Another risk that is seldom mentioned by today's Madoff-acolyte financial pundits is the fact that corporations have been gorging on debt for the past year. Unlike every other cycle in U.S. history there has been no deleveraging during this recession. We are to believe that this *new* cycle will merely pile on to the debt super bubble from the longest cycle in U.S. history.

Sure. 





In summary, getting back to the first topic of fragile markets. In momentum markets such as these, the buyers are above the market, and the sellers are below the market. Central banks have ensured that everyone is on the same side of the boat - they just sponsored human history's biggest short covering rally, led by beaten down retailers which may or may not even be in existence a year from now. One year from the March lows and due to the massive margin leverage that has accumulated in the meantime, the machines can no longer handle a RISK OFF event. They will step aside, and the market will go bidless.

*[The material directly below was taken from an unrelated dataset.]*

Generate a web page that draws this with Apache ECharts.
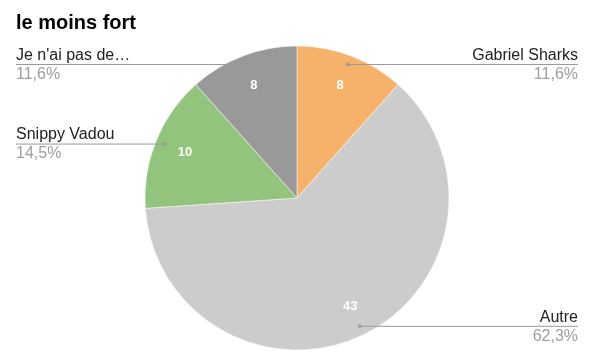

The margin clerks will be in charge and stonks will be sold at any price to raise liquidity aka. "cash", which will soon be in very short supply. 

Last week we got a preview of what's coming. 


Stonks will be dumped by brokers at any price. Why? Because if they don't, another broker will front-run them out the door to avoid the billions in broker losses that were reported this week.

$10 billion from one minor hedge fund







The biggest risk of all of course is what I call "bailout risk". Which means that when the middle class gets wiped out in stonks again, the amount of rage will be quite unfathomable.

After all, who told them this was the beginning of a whole new cycle?

Inflation peaks at the END of the cycle, that's Econ 101. These people can be conned over and over again.